Require the Administration to report to Congress on the United States' Voluntary Trade Arrangement (VTA) with the IMF. VTAs are bilateral agreements between an SDR participant and the IMF to buy or sell SDRs within certain limits. Congress could request details from the Administration about how the United States' VTA addresses potential SDR transactions with countries of concern, including Iran.

Explicitly link SDR transactions with Iran and secondary sanctions. Congress could pass legislation requiring the Administration to impose sanctions on the central bank of a foreign government that engages in an SDR transaction with Iran, or report to Congress on why such sanctions have not been imposed.

Require congressional authorization for the allocation of new SDRs to Iran. Under current U.S. law, the Administration can support "general" SDR allocations (whereby new SDRs are created and allocated to all members in proportion to IMF quota) below a certain threshold (currently about $633 billion), without congressional authorization (22 USC 286q(a)). Congress could require congressional authorization for the United States to support any SDR allocation that would include increasing Iran's SDR allocation. Congress could also go further and prohibit U.S. support for such an allocation. The United States has unique veto power over all SDR allocations; as a result, SDR allocations cannot go forward without U.S. support.
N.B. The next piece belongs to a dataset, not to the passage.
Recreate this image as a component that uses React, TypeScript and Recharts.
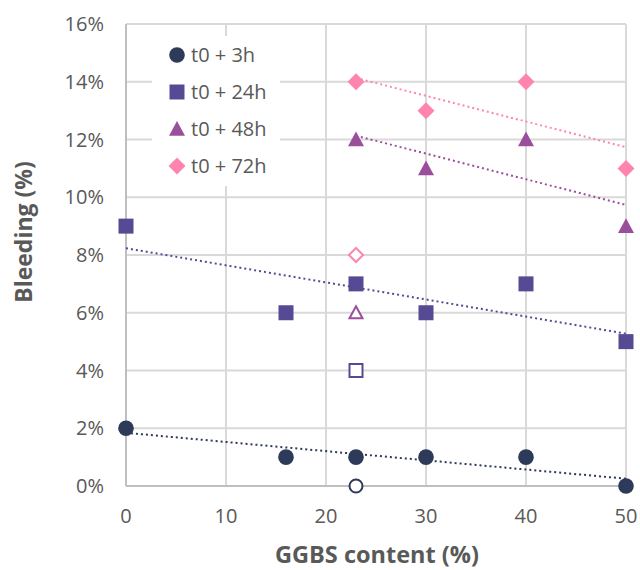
import { CartesianGrid, Legend, Scatter, ScatterChart, XAxis, YAxis } from 'recharts';

// GGBS content (%) and bleeding (%)
const ggbsEarly = [0, 16, 23, 30, 40, 50];
const bleed3h = [2, 1, 1, 1, 1, 0];
const bleed24h = [9, 6, 7, 6, 7, 5];
const ggbsLate = [23, 30, 40, 50];
const bleed48h = [12, 11, 12, 9];
const bleed72h = [14, 13, 14, 11];

// open (outlier) markers, all at 23% GGBS
const openGgbs = 23;
const open3h = 0;
const open24h = 4;
const open48h = 6;
const open72h = 8;

const seriesNames = ['t0 + 3h', 't0 + 24h', 't0 + 48h', 't0 + 72h'];
const xTicks = [0, 10, 20, 30, 40, 50];
const yTicks = [0, 2, 4, 6, 8, 10, 12, 14, 16];

const C3 = '#2e3a59';
const C24 = '#574a94';
const C48 = '#9a4f9b';
const C72 = '#ff85b0';
const TEXT = '#595959';
const FONT = '"Open Sans", Lato, sans-serif';

const zip = (xs: number[], ys: number[]) => xs.map((x, i) => ({ x, y: ys[i] }));

// least-squares trendline, ends at the first and last x
function trend(xs: number[], ys: number[]) {
  const n = xs.length;
  const mx = xs.reduce((a, b) => a + b, 0) / n;
  const my = ys.reduce((a, b) => a + b, 0) / n;
  let sxy = 0;
  let sxx = 0;
  xs.forEach((x, i) => {
    sxy += (x - mx) * (ys[i] - my);
    sxx += (x - mx) * (x - mx);
  });
  const b = sxy / sxx;
  const a = my - b * mx;
  const lo = Math.min(...xs);
  const hi = Math.max(...xs);
  return [
    { x: lo, y: a + b * lo },
    { x: hi, y: a + b * hi },
  ];
}

type Mk = { cx: number; cy: number; fill: string; open?: boolean };

const markCircle = ({ cx, cy, fill, open }: Mk) =>
  open ? (
    <circle cx={cx} cy={cy} r={6.5} fill="#fff" stroke={fill} strokeWidth={2} />
  ) : (
    <circle cx={cx} cy={cy} r={7.8} fill={fill} />
  );

const markSquare = ({ cx, cy, fill, open }: Mk) =>
  open ? (
    <rect x={cx - 6.5} y={cy - 6.5} width={13} height={13} fill="#fff" stroke={fill} strokeWidth={2} />
  ) : (
    <rect x={cx - 7.5} y={cy - 7.5} width={15} height={15} fill={fill} />
  );

const markTriangle = ({ cx, cy, fill, open }: Mk) => {
  const h = open ? 6.5 : 8;
  const pts = `${cx},${cy - h} ${cx + h},${cy + h * 0.85} ${cx - h},${cy + h * 0.85}`;
  return open ? (
    <polygon points={pts} fill="#fff" stroke={fill} strokeWidth={2} />
  ) : (
    <polygon points={pts} fill={fill} />
  );
};

const markDiamond = ({ cx, cy, fill, open }: Mk) => {
  const h = open ? 7 : 8.5;
  const pts = `${cx},${cy - h} ${cx + h},${cy} ${cx},${cy + h} ${cx - h},${cy}`;
  return open ? (
    <polygon points={pts} fill="#fff" stroke={fill} strokeWidth={2} />
  ) : (
    <polygon points={pts} fill={fill} />
  );
};

const legendIcons: Record<string, (p: Mk) => any> = {
  't0 + 3h': markCircle,
  't0 + 24h': markSquare,
  't0 + 48h': markTriangle,
  't0 + 72h': markDiamond,
};

function LegendBox({ payload }: any) {
  const items = payload || [];
  return (
    <div style={{ background: '#fff', fontFamily: FONT, fontSize: 20, color: TEXT, height: 150 }}>
      {seriesNames.map((name) => {
        const entry = items.find((p: any) => p.value === name);
        if (!entry) return null;
        const Icon = legendIcons[name];
        return (
          <div key={name} style={{ display: 'flex', alignItems: 'center', height: 37 }}>
            <svg width={18} height={18} style={{ marginLeft: 16 }}>
              {Icon({ cx: 9, cy: 9, fill: entry.color })}
            </svg>
            <span style={{ marginLeft: 5, lineHeight: '20px' }}>{name}</span>
          </div>
        );
      })}
    </div>
  );
}

const dotted = (stroke: string) => ({ stroke, strokeWidth: 2, strokeDasharray: '2 3' });
const noMark = () => <g />;

export default function App() {
  return (
    <div style={{ position: 'absolute', left: 0, top: 0, width: 640, height: 570, background: '#fff' }}>
      <ScatterChart width={640} height={570} margin={{ top: 24, right: 14, bottom: 24, left: 0 }}>
        <CartesianGrid stroke="#d9d9d9" strokeWidth={2} />
        <XAxis
          type="number"
          dataKey="x"
          domain={[0, 50]}
          ticks={xTicks}
          height={60}
          axisLine={{ stroke: '#bfbfbf', strokeWidth: 2 }}
          tickLine={false}
          tickSize={0}
          tickMargin={23}
          tick={{ fill: TEXT, fontSize: 20, fontFamily: FONT }}
          label={{
            content: () => (
              <text x={377} y={563} textAnchor="middle" fill={TEXT} fontSize={23.5} fontWeight={700} fontFamily={FONT}>
                GGBS content (%)
              </text>
            ),
          }}
        />
        <YAxis
          type="number"
          dataKey="y"
          domain={[0, 16]}
          ticks={yTicks}
          width={126}
          axisLine={{ stroke: '#bfbfbf', strokeWidth: 2 }}
          tickLine={false}
          tickSize={0}
          tickMargin={22}
          tickFormatter={(v: number) => `${v}%`}
          tick={{ fill: TEXT, fontSize: 20, fontFamily: FONT }}
          label={{
            content: () => (
              <text
                x={32}
                y={232}
                transform="rotate(-90 32 232)"
                textAnchor="middle"
                fill={TEXT}
                fontSize={23}
                fontWeight={700}
                fontFamily={FONT}
              >
                Bleeding (%)
              </text>
            ),
          }}
        />
        <Legend
          layout="horizontal"
          verticalAlign="middle"
          align="center"
          content={<LegendBox />}
          wrapperStyle={{ top: 36, left: 152, width: 128, height: 150, overflow: 'hidden' }}
        />

        <Scatter data={trend(ggbsEarly, bleed3h)} line={dotted(C3)} shape={noMark} legendType="none" isAnimationActive={false} />
        <Scatter data={trend(ggbsEarly, bleed24h)} line={dotted(C24)} shape={noMark} legendType="none" isAnimationActive={false} />
        <Scatter data={trend(ggbsLate, bleed48h)} line={dotted(C48)} shape={noMark} legendType="none" isAnimationActive={false} />
        <Scatter data={trend(ggbsLate, bleed72h)} line={dotted(C72)} shape={noMark} legendType="none" isAnimationActive={false} />

        <Scatter name="t0 + 3h" data={zip(ggbsEarly, bleed3h)} fill={C3} shape={markCircle} isAnimationActive={false} />
        <Scatter name="t0 + 24h" data={zip(ggbsEarly, bleed24h)} fill={C24} shape={markSquare} isAnimationActive={false} />
        <Scatter name="t0 + 48h" data={zip(ggbsLate, bleed48h)} fill={C48} shape={markTriangle} isAnimationActive={false} />
        <Scatter name="t0 + 72h" data={zip(ggbsLate, bleed72h)} fill={C72} shape={markDiamond} isAnimationActive={false} />

        <Scatter data={[{ x: openGgbs, y: open3h }]} fill={C3} shape={(p: any) => markCircle({ ...p, open: true })} legendType="none" isAnimationActive={false} />
        <Scatter data={[{ x: openGgbs, y: open24h }]} fill={C24} shape={(p: any) => markSquare({ ...p, open: true })} legendType="none" isAnimationActive={false} />
        <Scatter data={[{ x: openGgbs, y: open48h }]} fill={C48} shape={(p: any) => markTriangle({ ...p, open: true })} legendType="none" isAnimationActive={false} />
        <Scatter data={[{ x: openGgbs, y: open72h }]} fill={C72} shape={(p: any) => markDiamond({ ...p, open: true })} legendType="none" isAnimationActive={false} />
      </ScatterChart>
    </div>
  );
}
Some Members have introduced legislation in the 118th Congress related to some of these options (see text box).

Iran and SDRS: Select Legislation in the 118th Congress

No Dollars for Dictators Act of 2023 (S. 3057). Would amend the Special Drawing Rights Act to require Congress' authorization for the United States to support an increase in SDRs for SSOTs or perpetrators of genocide.

IMF Accountability Act of 2023 (S. 3150). Would amend the Special Drawing Rights Act to require Congress' authorization for the United States to vote to allocate SDRs to specific countries of concern, including Iran.

Hamas Sanctions Act of 2023 (S. 3166). Would require reporting and sanctions on entities engaging in SDR transactions with Iran.

Special Drawing Rights Oversight Act of 2023 (H.R. 605). Would require congressional authorization for the United States to support an allocation of SDRs to SSOTs or perpetrators of genocide.

No Support for Terror Act (H.R. 689). Would amend the Bretton Woods Agreements Act to require the Secretary of the Treasury to instruct the U.S. Executive Director to the IMF to oppose SDR allocations for SSOTs or perpetrators of genocide.

No U.S. Financing for Iran Act of 2023 (H.R. 5921). Would direct the Secretary of the Treasury to instruct the U.S. Executive Director to the IMF to oppose the allocation of new SDRs to Iran and to work with other IMF members to block Iran's access to its SDR holdings.

No Funds for Iran-Backed Terror Act (H.R. 5994). Would clarify that Section 1621 of the International Financial Institutions Act applies to SDRs, and would direct the Treasury Secretary to instruct the USED of the IMF to use its voice and vote to prevent Iran from using its SDRs.

End Financing for Hamas and State Sponsors of Terrorism Act (H.R. 6322). Amends permanent law stated in 31 U.S.C. to prohibit the Secretary of the Treasury from using U.S. SDRs for transactions with any SSOT.